The Common Good
March-April 2000

Giving Our All

by Bernard Cullen | March-April 2000

I READ THE ARTICLE by Michael L. Westmoreland-White, "Life on the Auction
Block" (November-December 1999), with some concern.

I READ THE ARTICLE by Michael L. Westmoreland-White, "Life on the Auction Block" (November-December 1999), with some concern.

I thank Westmoreland-White for bringing the plight of ill people who await a transplanted organ to the public’s attention. He definitely provided a much-needed call for donations. Nevertheless, I was concerned some may come to envision those waiting for transplants as people unscrupulous and desperate enough to actually condone forcing someone to donate an organ.

I have been waiting for the last five years for a second kidney transplant as I slowly watch my body deteriorate. In the years since my own kidneys failed in 1980, I have never heard of any proposal calling for compulsory organ donation and fail to see how it could even be seriously considered in a free society such as ours. There have been calls to go to a presumed consent system, where everyone is presumed to allow their organs to be taken after death unless they specify they do not wish this to happen. A presumed consent system is currently used in several countries around the world, but this system would allow surviving relatives to say no to the donation.

Even more remote is the possibility raised in the article that organs may soon be bought and sold on the open market. Federal law has prohibited that for a number of years, and rightly so. It would result in a situation—certainly immoral—under which the preponderance of donations would be made by the poor and end up in only the very rich.

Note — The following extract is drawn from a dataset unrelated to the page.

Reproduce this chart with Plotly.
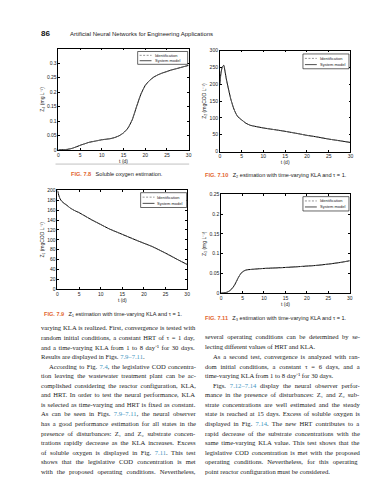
import re
import plotly.graph_objects as go

W, H = 389, 480

# ---------------- data ----------------
t_z4 = [0, 1, 2, 3, 4, 5, 6, 7, 8, 9, 10, 11, 12, 13, 14, 15, 16, 17, 18, 19, 20,
        21, 22, 23, 24, 25, 26, 27, 28, 29, 30]
z4 = [0.002, 0.002, 0.003, 0.006, 0.011, 0.017, 0.022, 0.027, 0.030, 0.033, 0.036,
      0.038, 0.040, 0.044, 0.050, 0.060, 0.076, 0.105, 0.150, 0.193, 0.223,
      0.240, 0.252, 0.260, 0.266, 0.271, 0.276, 0.280, 0.284, 0.288, 0.292]

t_z2 = [0, 0.3, 0.6, 0.9, 1.2, 1.5, 2, 2.5, 3, 3.5, 4, 4.5, 5, 6, 7, 8, 10, 12, 15,
        18, 20, 22, 25, 28, 30]
z2 = [200, 236, 252, 256, 238, 215, 185, 157, 135, 118, 106, 99, 94, 84, 78, 75,
      70, 66, 60, 53, 48, 44, 37, 31, 27]

t_z1 = [0, 0.3, 0.6, 1, 1.5, 2, 3, 4, 5, 6, 8, 10, 12, 15, 18, 20, 22, 25, 28, 30]
z1 = [200, 190, 183, 178, 174, 171, 164, 159, 155, 150, 140, 131, 122, 111, 100,
      93, 86, 73, 59, 50]

t_z3 = [0, 1, 1.5, 2, 2.5, 3, 3.5, 4, 4.5, 5, 5.5, 6, 7, 8, 10, 12, 15, 18, 20, 22,
        25, 28, 30]
z3 = [0, 0.001, 0.003, 0.006, 0.011, 0.018, 0.028, 0.039, 0.048, 0.054, 0.057,
      0.059, 0.060, 0.061, 0.0625, 0.0635, 0.065, 0.067, 0.0685, 0.070, 0.0735,
      0.078, 0.082]

x_ticks = [0, 5, 10, 15, 20, 25, 30]
z4_ticks = [0, 0.05, 0.1, 0.15, 0.2, 0.25, 0.3]
z2_ticks = [0, 50, 100, 150, 200, 250, 300]
z1_ticks = [0, 20, 40, 60, 80, 100, 120, 140, 160, 180, 200]
z3_ticks = [0, 0.05, 0.1, 0.15, 0.2, 0.25]

series_names = ["Identification", "System model"]

# ---------------- helpers ----------------
def X(px):
    return px / W

def Y(py):
    return 1 - py / H

SANS = "Liberation Sans, Arial, sans-serif"
SERIF = "Liberation Serif, Times New Roman, serif"
BLUE = "#3f97c2"
ORANGE = "#e2652f"

fig = go.Figure()

panels = [
    (t_z4, z4, "x", "y", (50, 181.5, 38, 141), [0, 0.35], z4_ticks,
     "Z\u2084 (mg L\u207b\u00b9)", (130, 180.5, 41, 54)),
    (t_z2, z2, "x2", "y2", (213, 345, 40, 142.3), [0, 300], z2_ticks,
     "Z\u2082 (mgCOD L\u207b\u00b9)", (297, 343.5, 43.5, 58.5)),
    (t_z1, z1, "x3", "y3", (49, 180, 181.7, 281.7), [0, 200], z1_ticks,
     "Z\u2081 (mgCOD L\u207b\u00b9)", (133, 179.5, 184, 199)),
    (t_z3, z3, "x4", "y4", (214.3, 344.3, 185.7, 285.7), [0, 0.25], z3_ticks,
     "Z\u2083 (mg L\u207b\u00b9)", (297, 343.5, 188, 202.5)),
]

shapes = []
annotations = []

for i, (t, y, xa, ya, box, yr, yt, ytitle, lg) in enumerate(panels):
    fig.add_trace(go.Scatter(x=t, y=y, xaxis=xa, yaxis=ya, mode="lines",
                             name=series_names[1], showlegend=False,
                             line=dict(color="black", width=1, shape="spline", smoothing=0.6)))
    fig.add_trace(go.Scatter(x=t, y=y, xaxis=xa, yaxis=ya, mode="lines",
                             name=series_names[0], showlegend=False,
                             line=dict(color="#777777", width=0.8, dash="3px,2px",
                                       shape="spline", smoothing=0.6)))
    x0, x1, ytop, ybot = box
    sfx = "" if i == 0 else str(i + 1)
    common = dict(showline=True, linecolor="black", linewidth=0.7, mirror="ticks",
                  ticks="inside", ticklen=2, tickwidth=0.6, tickcolor="black",
                  showgrid=False, zeroline=False,
                  tickfont=dict(family=SANS, size=5, color="#222"))
    fig.layout["xaxis" + sfx] = dict(
        domain=[X(x0), X(x1)], range=[0, 30], tickvals=x_ticks,
        anchor="y" + sfx,
        title=dict(text="t (d)", font=dict(family=SANS, size=5, color="#222"), standoff=1),
        **common)
    fig.layout["yaxis" + sfx] = dict(
        domain=[Y(ybot), Y(ytop)], range=yr, tickvals=yt,
        anchor="x" + sfx,
        title=dict(text=ytitle, font=dict(family=SANS, size=5, color="#222"), standoff=2),
        **common)

    lx0, lx1, ly0, ly1 = lg
    shapes.append(dict(type="rect", xref="paper", yref="paper",
                       x0=X(lx0), x1=X(lx1), y0=Y(ly1), y1=Y(ly0),
                       line=dict(color="black", width=0.6), fillcolor="white"))
    rows = [ly0 + (ly1 - ly0) * 0.3, ly0 + (ly1 - ly0) * 0.72]
    for k, (nm, dash, col) in enumerate([(series_names[0], "2px,1.5px", "#666"),
                                         (series_names[1], "solid", "black")]):
        shapes.append(dict(type="line", xref="paper", yref="paper",
                           x0=X(lx0 + 2), x1=X(lx0 + 14), y0=Y(rows[k]), y1=Y(rows[k]),
                           line=dict(color=col, width=0.7, dash=dash)))
        annotations.append(dict(xref="paper", yref="paper", x=X(lx0 + 15), y=Y(rows[k]),
                                text=nm, showarrow=False, xanchor="left", yanchor="middle",
                                font=dict(family=SANS, size=4, color="#222")))

shapes.append(dict(type="line", xref="paper", yref="paper", x0=X(47), x1=X(182),
                   y0=Y(155), y1=Y(155), line=dict(color="#999", width=0.6)))

# ---------------- page text ----------------
def ann(px, py, text, size, family, color="#222", anchor="left"):
    annotations.append(dict(xref="paper", yref="paper", x=X(px), y=Y(py), text=text,
                            showarrow=False, xanchor=anchor, yanchor="middle",
                            font=dict(family=family, size=size, color=color)))

ann(30, 23, "<b>86</b>", 8, SANS, "#111")
ann(60, 23, "Artificial Neural Networks for Engineering Applications", 6, SANS, "#222")

def fig_caption(num, rest):
    return f"<span style='color:{ORANGE}'><b>FIG. {num}</b></span>\u2002 {rest}"

ann(61, 165.5, fig_caption("7.8", "Soluble oxygen estimation."), 5.6, SANS)
ann(196, 166.5, fig_caption("7.10", "Z\u2082 estimation with time-varying KLA and \u03c4 = 1."), 5.6, SANS)
ann(33, 307, fig_caption("7.9", "Z\u2081 estimation with time-varying KLA and \u03c4 = 1."), 5.6, SANS)
ann(196, 311, fig_caption("7.11", "Z\u2083 estimation with time-varying KLA and \u03c4 = 1."), 5.6, SANS)

def ref(s):
    return f"<span style='color:{BLUE}'>{s}</span>"

# approximate Times / Liberation Serif advance widths (1/1000 em)
TW = {" ": 250, ",": 250, ".": 250, ":": 278, ";": 278, "-": 333, "=": 564,
      "(": 333, ")": 333, "\u2013": 500, "\u03c4": 440, "\u2081": 400, "\u2082": 400,
      "\u207b": 420, "\u00b9": 300}
TW.update({d: 500 for d in "0123456789"})
TW.update(dict(zip("ABCDEFGHIJKLMNOPQRSTUVWXYZ",
                   [722, 667, 667, 722, 611, 556, 722, 722, 333, 389, 722, 611, 889,
                    722, 722, 556, 722, 667, 556, 611, 722, 722, 944, 722, 722, 611])))
TW.update(dict(zip("abcdefghijklmnopqrstuvwxyz",
                   [444, 500, 444, 500, 444, 333, 500, 500, 278, 278, 500, 278, 778,
                    500, 500, 500, 500, 333, 389, 278, 500, 500, 722, 500, 500, 444])))

BODY = 6.6
COL_W = 155
INDENT = 8

def justified(html, x0, py, indent, justify):
    plain = re.sub(r"<[^>]+>", "", html)
    natural = sum(TW.get(c, 500) for c in plain) * BODY / 1000
    nsp = plain.count(" ")
    ws = (COL_W - indent - natural) / nsp if (justify and nsp) else 0
    ws = max(min(ws, 2.5), -1.2)
    ann(x0 + indent, py, f"<span style='word-spacing:{ws:.2f}px'>{html}</span>",
        BODY, SERIF, "#1a1a1a")

# (text, paragraph-indent, justified)
left_lines = [
    ("varying KLA is realized. First, convergence is tested with", 0, True),
    ("random initial conditions, a constant HRT of \u03c4 = 1 day,", 0, True),
    ("and a time-varying KLA from 1 to 8 day\u207b\u00b9 for 30 days.", 0, True),
    ("Results are displayed in Figs. " + ref("7.9\u20137.11") + ".", 0, False),
    ("According to Fig. " + ref("7.4") + ", the legislative COD concentra-", INDENT, True),
    ("tion leaving the wastewater treatment plant can be ac-", 0, True),
    ("complished considering the reactor configuration, KLA,", 0, True),
    ("and HRT. In order to test the neural performance, KLA", 0, True),
    ("is selected as time-varying and HRT is fixed as constant.", 0, True),
    ("As can be seen in Figs. " + ref("7.9\u20137.11") + ", the neural observer", 0, True),
    ("has a good performance estimation for all states in the", 0, True),
    ("presence of disturbances: Z\u2081 and Z\u2082 substrate concen-", 0, True),
    ("trations rapidly decrease as the KLA increases. Excess", 0, True),
    ("of soluble oxygen is displayed in Fig. " + ref("7.11") + ". This test", 0, True),
    ("shows that the legislative COD concentration is met", 0, True),
    ("with the proposed operating conditions. Nevertheless,", 0, True),
]
right_lines = [
    ("several operating conditions can be determined by se-", 0, True),
    ("lecting different values of HRT and KLA.", 0, False),
    ("As a second test, convergence is analyzed with ran-", INDENT, True),
    ("dom initial conditions, a constant \u03c4 = 6 days, and a", 0, True),
    ("time-varying KLA from 1 to 8 day\u207b\u00b9 for 30 days.", 0, False),
    ("Figs. " + ref("7.12\u20137.14") + " display the neural observer perfor-", INDENT, True),
    ("mance in the presence of disturbances: Z\u2081 and Z\u2082 sub-", 0, True),
    ("strate concentrations are well estimated and the steady", 0, True),
    ("state is reached at 15 days. Excess of soluble oxygen is", 0, True),
    ("displayed in Fig. " + ref("7.14") + ". The new HRT contributes to a", 0, True),
    ("rapid decrease of the substrate concentrations with the", 0, True),
    ("same time-varying KLA value. This test shows that the", 0, True),
    ("legislative COD concentration is met with the proposed", 0, True),
    ("operating conditions. Nevertheless, for this operating", 0, True),
    ("point reactor configuration must be considered.", 0, False),
]

for i, (line, ind, jus) in enumerate(left_lines):
    justified(line, 30, 321 + i * 9.67, ind, jus)
for i, (line, ind, jus) in enumerate(right_lines):
    py = 330 + i * 9.5 if i < 2 else 350 + (i - 2) * 9.67
    justified(line, 196, py, ind, jus)

fig.update_layout(width=W, height=H, margin=dict(l=0, r=0, t=0, b=0),
                  paper_bgcolor="white", plot_bgcolor="white",
                  showlegend=False, shapes=shapes, annotations=annotations)

fig.write_html("out.html")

We need more state laws requiring doctors to bring up the subject of organ donation with the family of someone close to death. All too often the patient’s physician, who has a more intimate relationship with his patient’s family than with a transplant center hundreds of miles away, will not want to disturb anyone by raising the subject of donation. Each heart, liver, kidney or other organ that is transplanted allows another child to reach adulthood or another parent to live to see their child grow up.